** Records for processing **
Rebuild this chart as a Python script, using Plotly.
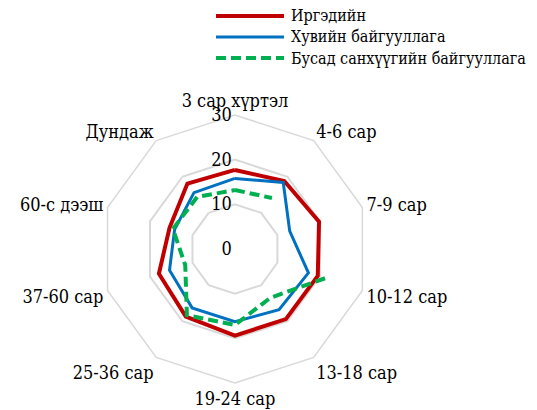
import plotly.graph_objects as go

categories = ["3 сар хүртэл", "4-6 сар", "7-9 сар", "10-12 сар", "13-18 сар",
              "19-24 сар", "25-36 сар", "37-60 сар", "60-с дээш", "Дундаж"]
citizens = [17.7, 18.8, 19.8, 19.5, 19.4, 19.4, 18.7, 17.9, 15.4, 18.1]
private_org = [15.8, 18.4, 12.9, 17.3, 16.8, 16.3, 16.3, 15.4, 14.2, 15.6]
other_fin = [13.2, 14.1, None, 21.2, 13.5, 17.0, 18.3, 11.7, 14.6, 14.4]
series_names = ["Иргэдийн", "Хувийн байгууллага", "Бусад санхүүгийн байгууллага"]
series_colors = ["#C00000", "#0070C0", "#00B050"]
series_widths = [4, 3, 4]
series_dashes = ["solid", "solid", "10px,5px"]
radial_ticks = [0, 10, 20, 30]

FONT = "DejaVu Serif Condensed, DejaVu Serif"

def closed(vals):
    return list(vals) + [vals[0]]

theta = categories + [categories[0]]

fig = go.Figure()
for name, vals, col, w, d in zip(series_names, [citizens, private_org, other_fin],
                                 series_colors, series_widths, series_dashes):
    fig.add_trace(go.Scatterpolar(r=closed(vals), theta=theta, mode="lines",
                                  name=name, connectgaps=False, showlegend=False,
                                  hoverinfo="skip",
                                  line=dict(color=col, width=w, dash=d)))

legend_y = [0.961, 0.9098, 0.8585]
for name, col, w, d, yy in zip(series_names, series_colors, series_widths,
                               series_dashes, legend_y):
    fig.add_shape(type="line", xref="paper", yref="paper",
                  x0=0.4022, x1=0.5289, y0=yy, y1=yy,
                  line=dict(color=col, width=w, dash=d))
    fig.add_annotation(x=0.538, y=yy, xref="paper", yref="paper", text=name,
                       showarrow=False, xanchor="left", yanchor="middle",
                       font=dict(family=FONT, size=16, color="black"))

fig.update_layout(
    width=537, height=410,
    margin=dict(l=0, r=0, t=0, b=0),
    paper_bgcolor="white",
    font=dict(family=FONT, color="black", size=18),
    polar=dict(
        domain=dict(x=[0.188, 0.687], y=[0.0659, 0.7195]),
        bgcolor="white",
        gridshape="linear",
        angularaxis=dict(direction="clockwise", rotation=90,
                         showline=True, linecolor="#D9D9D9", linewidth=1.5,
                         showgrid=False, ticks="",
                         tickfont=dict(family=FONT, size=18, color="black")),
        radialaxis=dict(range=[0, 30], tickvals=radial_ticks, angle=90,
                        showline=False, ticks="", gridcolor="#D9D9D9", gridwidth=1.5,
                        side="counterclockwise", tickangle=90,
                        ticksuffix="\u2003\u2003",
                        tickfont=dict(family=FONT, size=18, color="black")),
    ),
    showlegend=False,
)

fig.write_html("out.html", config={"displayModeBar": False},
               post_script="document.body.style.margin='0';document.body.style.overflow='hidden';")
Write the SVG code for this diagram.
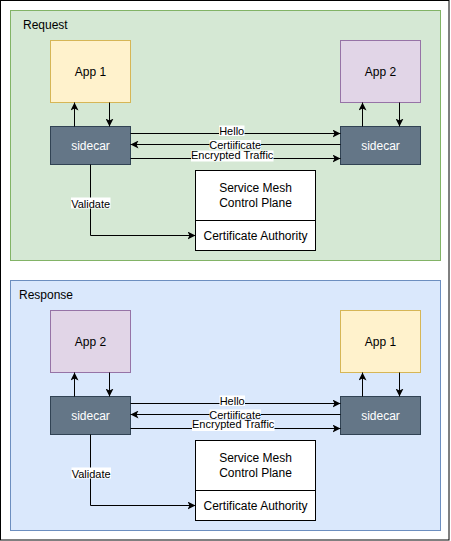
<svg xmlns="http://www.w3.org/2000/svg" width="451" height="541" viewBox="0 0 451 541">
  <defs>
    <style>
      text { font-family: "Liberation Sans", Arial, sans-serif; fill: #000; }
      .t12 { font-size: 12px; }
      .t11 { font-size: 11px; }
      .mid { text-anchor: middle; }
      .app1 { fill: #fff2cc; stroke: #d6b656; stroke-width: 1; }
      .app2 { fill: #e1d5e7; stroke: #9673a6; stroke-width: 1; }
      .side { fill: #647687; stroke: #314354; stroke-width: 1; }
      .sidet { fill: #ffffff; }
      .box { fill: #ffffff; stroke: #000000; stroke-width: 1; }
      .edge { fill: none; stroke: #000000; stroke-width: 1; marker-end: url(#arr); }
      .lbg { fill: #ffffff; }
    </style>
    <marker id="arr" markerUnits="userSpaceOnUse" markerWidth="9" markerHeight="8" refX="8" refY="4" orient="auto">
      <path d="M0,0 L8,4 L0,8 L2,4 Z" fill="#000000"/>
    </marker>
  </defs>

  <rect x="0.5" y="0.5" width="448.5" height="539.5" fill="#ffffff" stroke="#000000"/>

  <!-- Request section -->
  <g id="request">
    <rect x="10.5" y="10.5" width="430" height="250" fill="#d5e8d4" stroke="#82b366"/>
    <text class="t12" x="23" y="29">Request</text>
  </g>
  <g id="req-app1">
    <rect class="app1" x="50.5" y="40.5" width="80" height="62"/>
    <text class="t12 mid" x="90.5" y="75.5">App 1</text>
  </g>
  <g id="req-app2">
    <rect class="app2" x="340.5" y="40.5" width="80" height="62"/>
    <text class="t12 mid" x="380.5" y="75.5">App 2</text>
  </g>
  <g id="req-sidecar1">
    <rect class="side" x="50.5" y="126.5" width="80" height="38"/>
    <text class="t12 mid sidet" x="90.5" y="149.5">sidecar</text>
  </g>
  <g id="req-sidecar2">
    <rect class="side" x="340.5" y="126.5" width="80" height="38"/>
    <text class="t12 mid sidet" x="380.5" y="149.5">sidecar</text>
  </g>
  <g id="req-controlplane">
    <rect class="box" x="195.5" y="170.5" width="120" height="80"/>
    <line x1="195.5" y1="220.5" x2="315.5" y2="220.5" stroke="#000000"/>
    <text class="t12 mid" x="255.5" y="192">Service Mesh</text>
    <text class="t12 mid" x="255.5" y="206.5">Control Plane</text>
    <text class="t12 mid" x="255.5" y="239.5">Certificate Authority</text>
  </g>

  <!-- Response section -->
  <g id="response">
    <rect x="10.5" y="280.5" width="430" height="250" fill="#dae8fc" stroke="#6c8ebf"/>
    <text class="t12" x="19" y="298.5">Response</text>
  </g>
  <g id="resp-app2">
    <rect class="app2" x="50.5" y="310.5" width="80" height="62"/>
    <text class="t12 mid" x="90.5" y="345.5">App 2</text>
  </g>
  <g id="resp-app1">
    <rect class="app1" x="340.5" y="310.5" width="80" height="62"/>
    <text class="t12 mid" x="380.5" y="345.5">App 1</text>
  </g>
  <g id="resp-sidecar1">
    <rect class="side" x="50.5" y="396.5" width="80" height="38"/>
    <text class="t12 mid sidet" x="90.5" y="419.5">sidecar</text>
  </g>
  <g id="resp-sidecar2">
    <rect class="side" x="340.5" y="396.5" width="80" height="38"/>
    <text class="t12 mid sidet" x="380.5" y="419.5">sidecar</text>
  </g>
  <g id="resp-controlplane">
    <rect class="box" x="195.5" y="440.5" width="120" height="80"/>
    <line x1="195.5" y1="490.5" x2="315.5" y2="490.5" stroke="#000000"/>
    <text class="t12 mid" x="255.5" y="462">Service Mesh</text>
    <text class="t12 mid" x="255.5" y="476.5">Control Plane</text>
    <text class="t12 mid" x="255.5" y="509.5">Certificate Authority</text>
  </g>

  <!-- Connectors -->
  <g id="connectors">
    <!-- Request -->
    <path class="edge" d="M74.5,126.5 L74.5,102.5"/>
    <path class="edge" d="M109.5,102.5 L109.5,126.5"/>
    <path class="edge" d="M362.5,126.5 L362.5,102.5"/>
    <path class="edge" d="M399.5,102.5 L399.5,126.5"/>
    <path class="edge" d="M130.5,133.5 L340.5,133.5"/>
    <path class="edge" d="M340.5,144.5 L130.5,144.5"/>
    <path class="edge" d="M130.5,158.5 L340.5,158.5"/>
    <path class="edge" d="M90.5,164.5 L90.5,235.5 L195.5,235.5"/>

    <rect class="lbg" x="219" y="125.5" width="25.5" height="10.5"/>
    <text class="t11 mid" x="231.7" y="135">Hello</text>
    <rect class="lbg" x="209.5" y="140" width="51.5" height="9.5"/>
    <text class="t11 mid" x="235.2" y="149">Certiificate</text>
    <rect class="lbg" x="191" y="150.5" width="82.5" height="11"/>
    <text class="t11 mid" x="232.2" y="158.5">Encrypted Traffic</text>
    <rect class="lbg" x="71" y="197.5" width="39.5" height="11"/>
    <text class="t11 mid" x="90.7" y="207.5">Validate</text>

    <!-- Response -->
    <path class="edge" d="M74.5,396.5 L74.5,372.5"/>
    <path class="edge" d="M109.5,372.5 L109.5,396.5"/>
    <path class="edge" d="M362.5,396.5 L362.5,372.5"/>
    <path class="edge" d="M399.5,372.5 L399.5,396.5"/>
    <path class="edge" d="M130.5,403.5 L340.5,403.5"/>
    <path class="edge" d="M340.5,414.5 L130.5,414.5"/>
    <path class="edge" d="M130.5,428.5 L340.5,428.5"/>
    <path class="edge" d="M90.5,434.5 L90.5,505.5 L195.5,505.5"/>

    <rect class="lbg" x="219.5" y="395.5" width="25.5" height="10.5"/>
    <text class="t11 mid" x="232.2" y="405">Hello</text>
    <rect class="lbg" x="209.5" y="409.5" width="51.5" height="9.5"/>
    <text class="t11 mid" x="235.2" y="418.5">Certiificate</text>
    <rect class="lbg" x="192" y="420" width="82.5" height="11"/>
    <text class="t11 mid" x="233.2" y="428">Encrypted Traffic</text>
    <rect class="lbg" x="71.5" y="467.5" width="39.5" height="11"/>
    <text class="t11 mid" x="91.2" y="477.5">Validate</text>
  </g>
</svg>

** Directions for this task **
Copy nothing but the lines from the top of the data down to the line containing "theta = categories + [categories[0]]", and leave the pictures out.

** Reply **
Rebuild this chart as a Python script, using Plotly.
import plotly.graph_objects as go

categories = ["3 сар хүртэл", "4-6 сар", "7-9 сар", "10-12 сар", "13-18 сар",
              "19-24 сар", "25-36 сар", "37-60 сар", "60-с дээш", "Дундаж"]
citizens = [17.7, 18.8, 19.8, 19.5, 19.4, 19.4, 18.7, 17.9, 15.4, 18.1]
private_org = [15.8, 18.4, 12.9, 17.3, 16.8, 16.3, 16.3, 15.4, 14.2, 15.6]
other_fin = [13.2, 14.1, None, 21.2, 13.5, 17.0, 18.3, 11.7, 14.6, 14.4]
series_names = ["Иргэдийн", "Хувийн байгууллага", "Бусад санхүүгийн байгууллага"]
series_colors = ["#C00000", "#0070C0", "#00B050"]
series_widths = [4, 3, 4]
series_dashes = ["solid", "solid", "10px,5px"]
radial_ticks = [0, 10, 20, 30]

FONT = "DejaVu Serif Condensed, DejaVu Serif"

def closed(vals):
    return list(vals) + [vals[0]]

theta = categories + [categories[0]]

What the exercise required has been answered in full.